Do they get to knw if v r using sim for dongle or mobile??

plss clear these doubts of mine


----------



## dashing.sujay (Sep 23, 2013)

dummydave said:


> bro i also gt 1 query
> 
> I heard they gv 500mb data initially and rest aftr 48hrs??
> It that true??
> ...



1) false

2) yes, they can. But don't worry.


----------



## sksundram (Sep 26, 2013)

Well, recharged yesterday with 123 and tried to access internet through dongle but Reliance only provided 500MB of data. 
Loc - Patna


----------



## zero (Nov 24, 2013)

Well, I would like to add to the comments here that Yes it does work and also its true that they give 1GB data not in one go but 50% when you recharge and remaining within 48 hrs ( sometimes within few hours). Just make sure you apply this on a GSM sim with voice services active and not on the data only connection taken for use in the dongles.

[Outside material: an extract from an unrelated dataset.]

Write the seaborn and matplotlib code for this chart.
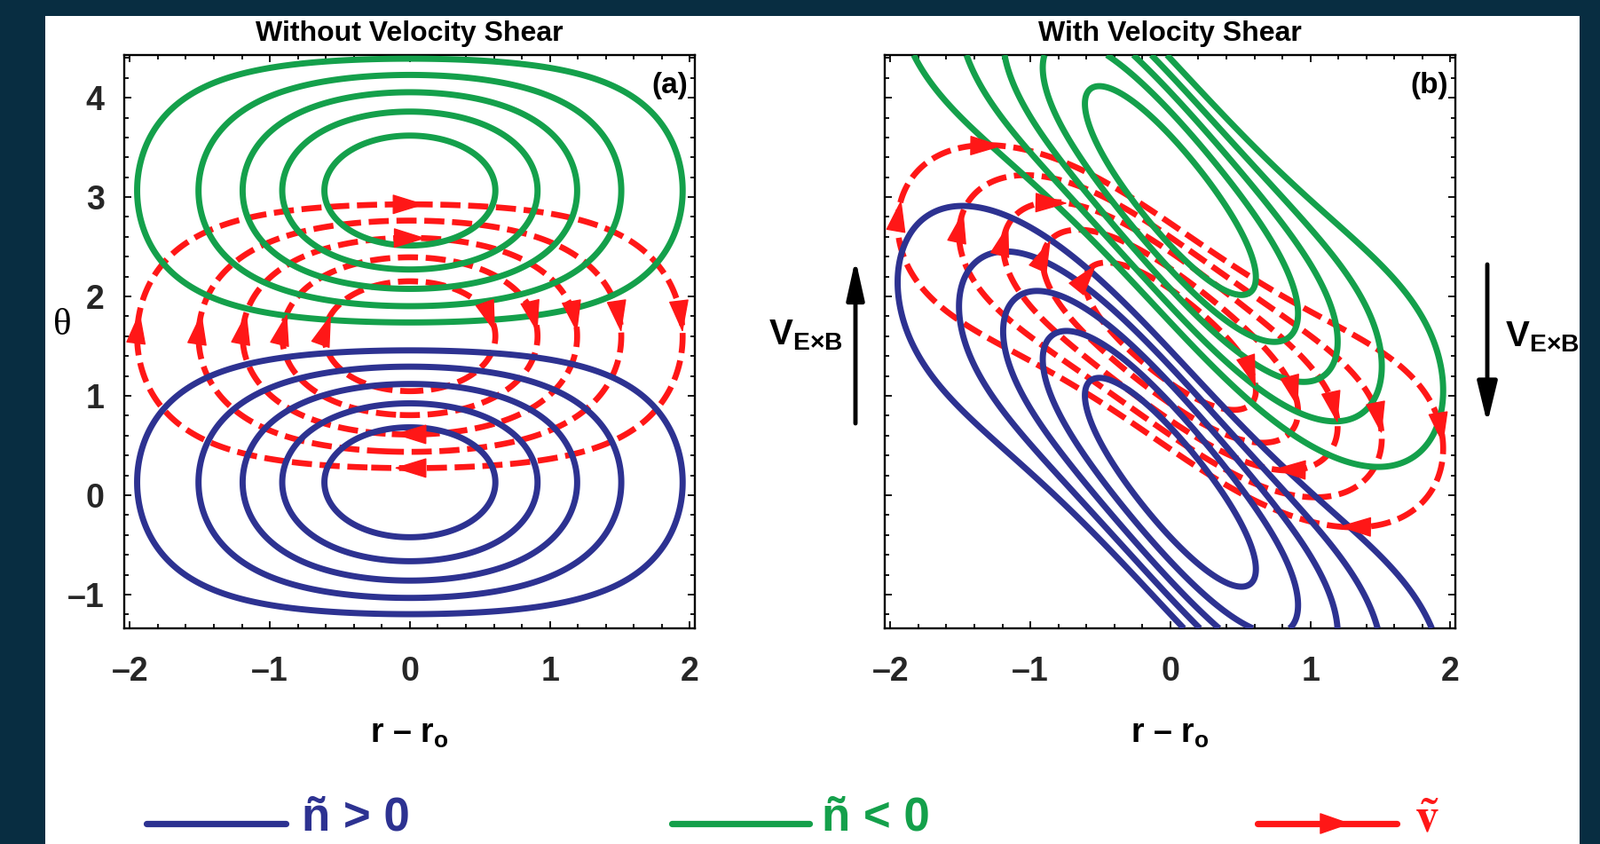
import numpy as np
import matplotlib
matplotlib.use("Agg")
import matplotlib.pyplot as plt
from matplotlib.lines import Line2D
from matplotlib.patches import Rectangle, FancyArrowPatch
from matplotlib.ticker import MultipleLocator
import seaborn as sns

# ---- values ----
panel_titles = ["Without Velocity Shear", "With Velocity Shear"]
panel_tags = ["(a)", "(b)"]
x_ticks = [-2, -1, 0, 1, 2]
x_tick_labels = ["–2", "–1", "0", "1", "2"]
theta_ticks = [-1, 0, 1, 2, 3, 4]
theta_tick_labels = ["–1", "0", "1", "2", "3", "4"]
x_limits = [-2.04, 2.035]
theta_limits = [-1.34, 4.43]

contour_levels = [0.15, 0.32, 0.49, 0.66, 0.83]   # |n| and phi contour levels
envelope_width2 = 2.0        # radial envelope exp(-x^2 / w2)
n_wavenumber = 1.07
theta_pos_lobe = 0.13        # centre of the n > 0 lobe at x = 0
# lobe displacement by the flow: -amp * tanh(x / length)
shift_amp_n = [0.0, 2.4]
shift_len_n = [1.0, 1.6]
phi_wavenumber = [1.07, 1.25]
phi_centre = [1.60, 1.60]
shift_amp_phi = [0.0, 1.25]
shift_len_phi = [1.0, 1.3]
tb_arrow_rings = [[0, 2], [0, 2]]   # rings with arrows at top / bottom

legend_labels = ["ñ > 0", "ñ < 0", r"$\tilde{\mathrm{v}}$"]

blue = "#2d3291"
green = "#14a04b"
red = "#ff1717"
navy = "#082d41"

W, H = 1803, 951

sns.set_theme(style="white")
sans = ["Liberation Sans Narrow", "Liberation Sans", "DejaVu Sans"]
plt.rcParams["font.family"] = sans
plt.rcParams["font.weight"] = "bold"
plt.rcParams["mathtext.fontset"] = "custom"
plt.rcParams["mathtext.rm"] = "Liberation Sans:bold"
plt.rcParams["mathtext.it"] = "Liberation Sans:bold"
plt.rcParams["mathtext.bf"] = "Liberation Sans:bold"


def fx(px):
    return px / W


def fy(py):
    return 1 - py / H


def phase(x, t, k, centre, amp, length):
    return k * (t - centre + amp * np.tanh(x / length))


xs = np.linspace(x_limits[0], x_limits[1], 500)
ts = np.linspace(theta_limits[0], theta_limits[1], 600)
X, T = np.meshgrid(xs, ts)
env = np.exp(-X ** 2 / envelope_width2)

arrow_style = "-|>,head_length=1.2,head_width=0.37"


def add_flow_arrows(ax, cs, rings):
    for i, level_segs in enumerate(cs.allsegs):
        for seg in level_segs:
            if len(seg) < 60 or np.hypot(*(seg[0] - seg[-1])) > 0.05:
                continue
            area = 0.5 * np.sum(seg[:-1, 0] * seg[1:, 1] - seg[1:, 0] * seg[:-1, 1])
            if area > 0:
                seg = seg[::-1]          # clockwise flow
            n = len(seg) - 1
            spans = [(np.argmin(seg[:, 0]), 4, 28), (np.argmax(seg[:, 0]), -28, -4)]
            if i in rings:
                spans += [(np.argmax(seg[:, 1]), -10, 14), (np.argmin(seg[:, 1]), -10, 14)]
            for j, a, b in spans:
                tail = seg[(j + a) % n]
                tip = seg[(j + b) % n]
                ax.annotate("", xy=tip, xytext=tail, zorder=6,
                            arrowprops=dict(arrowstyle=arrow_style, mutation_scale=20,
                                            color=red, lw=1, shrinkA=0, shrinkB=0))


fig = plt.figure(figsize=(W / 100, H / 100), dpi=100, facecolor=navy)
fig.patches.append(Rectangle((fx(51), 0), fx(1780) - fx(51), fy(18), transform=fig.transFigure,
                             facecolor="white", edgecolor="none", zorder=-5))

lefts = [140, 997]
for p in range(2):
    ax = fig.add_axes([fx(lefts[p]), fy(708), 643 / W, 646 / H])
    ax.set_facecolor("white")

    psi_n = phase(X, T, n_wavenumber, theta_pos_lobe, shift_amp_n[p], shift_len_n[p])
    dens = env * np.cos(psi_n)
    dens[(psi_n < -np.pi / 2) | (psi_n > 1.5 * np.pi)] = 0.0

    psi_p = phase(X, T, phi_wavenumber[p], phi_centre[p], shift_amp_phi[p], shift_len_phi[p])
    phi = env * np.cos(psi_p)
    phi[np.abs(psi_p) > np.pi / 2] = 0.0

    cs_phi = ax.contour(X, T, phi, levels=contour_levels, colors=red, linewidths=4.8,
                        linestyles=[(0, (3.4, 1.3))], zorder=2)
    ax.contour(X, T, dens, levels=contour_levels, colors=blue, linewidths=5,
               linestyles="solid", zorder=3)
    ax.contour(X, T, dens, levels=[-v for v in contour_levels[::-1]], colors=green,
               linewidths=5, linestyles="solid", zorder=3)
    add_flow_arrows(ax, cs_phi, tb_arrow_rings[p])

    ax.set_xlim(x_limits)
    ax.set_ylim(theta_limits)
    ax.set_xticks(x_ticks)
    ax.set_xticklabels(x_tick_labels)
    ax.set_yticks(theta_ticks)
    ax.set_yticklabels(theta_tick_labels if p == 0 else [])
    ax.xaxis.set_minor_locator(MultipleLocator(0.2))
    ax.yaxis.set_minor_locator(MultipleLocator(0.2))
    ax.tick_params(which="both", direction="in", top=True, right=True, left=True, bottom=True,
                   width=1.3, color="black")
    ax.tick_params(which="major", length=6)
    ax.tick_params(which="minor", length=3.5)
    ax.tick_params(axis="x", which="major", labelsize=27, pad=22)
    ax.tick_params(axis="y", which="major", labelsize=27, pad=16)
    for lab in ax.get_xticklabels() + ax.get_yticklabels():
        lab.set_fontweight("bold")
    for s in ax.spines.values():
        s.set_linewidth(1.7)
        s.set_color("black")
        s.set_visible(True)
    ax.text(0.988, 0.946, panel_tags[p], transform=ax.transAxes, ha="right", va="center",
            fontsize=24, fontweight="bold", color="black", zorder=7)

    cx = lefts[p] + 643 / 2
    fig.text(fx(cx), fy(46), panel_titles[p], ha="center", va="baseline",
             fontsize=23, fontweight="bold", color="black")
    fig.text(fx(cx), fy(837), "r – r$_\\mathrm{o}$", ha="center", va="baseline",
             fontsize=27, fontweight="bold", color="black")

fig.text(fx(70), fy(367), "θ", ha="center", va="center", fontsize=31,
         family=["Liberation Serif", "DejaVu Serif"], fontweight="normal", color="black")

# V_ExB labels and arrows
fig.text(fx(866), fy(388), "V$_{\\mathrm{E×B}}$", ha="left", va="baseline",
         fontsize=29, fontweight="bold", color="black")
fig.text(fx(1696), fy(390), "V$_{\\mathrm{E×B}}$", ha="left", va="baseline",
         fontsize=29, fontweight="bold", color="black")
fig.patches.append(FancyArrowPatch((fx(964), fy(477)), (fx(964), fy(292)), transform=fig.transFigure,
                                   arrowstyle="-|>,head_length=1.35,head_width=0.3",
                                   mutation_scale=20, lw=3.5, color="black", shrinkA=0, shrinkB=0))
fig.patches.append(FancyArrowPatch((fx(1676), fy(298)), (fx(1676), fy(477)), transform=fig.transFigure,
                                   arrowstyle="-|>,head_length=1.4,head_width=0.34",
                                   mutation_scale=20, lw=3.5, color="black", shrinkA=0, shrinkB=0))

# legend row
fig.add_artist(Line2D([fx(165), fx(322)], [fy(928), fy(928)], color=blue, lw=5.2))
fig.text(fx(340), fy(936), legend_labels[0], ha="left", va="baseline", fontsize=38,
         fontweight="bold", color=blue)
fig.add_artist(Line2D([fx(757), fx(912)], [fy(928), fy(928)], color=green, lw=5.2))
fig.text(fx(926), fy(936), legend_labels[1], ha="left", va="baseline", fontsize=38,
         fontweight="bold", color=green)
fig.add_artist(Line2D([fx(1417), fx(1574)], [fy(928), fy(928)], color=red, lw=5.2))
fig.patches.append(FancyArrowPatch((fx(1490), fy(928)), (fx(1522), fy(928)), transform=fig.transFigure,
                                   arrowstyle="-|>,head_length=1.15,head_width=0.4",
                                   mutation_scale=20, lw=1, color=red, shrinkA=0, shrinkB=0))
fig.text(fx(1594), fy(936), legend_labels[2], ha="left", va="baseline", fontsize=38,
         color=red, math_fontfamily="stix")

fig.savefig("out.png", dpi=100, facecolor=navy)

By the way if you find any better plans than this one with some other operator do share your finds here. 

Nextra FFTH connection is also good offer but services are not available everywhere (10Mbps symmetric @ Rs 999 per month for 20 GB data FUP then 512kbps, FUP ugradable in steps of Rs 300 for next 10/20/30 GB)


----------



## dummydave (Nov 24, 2013)

one can go for bsnl 3g also....they giving @139 ...its also good ..provided u r getting good signal strength in ur home/office


----------



## saswat23 (Nov 24, 2013)

Try Aircel. 
6GB 3G for Rs.444 + Rs.100 TT (valid for 3 months)


----------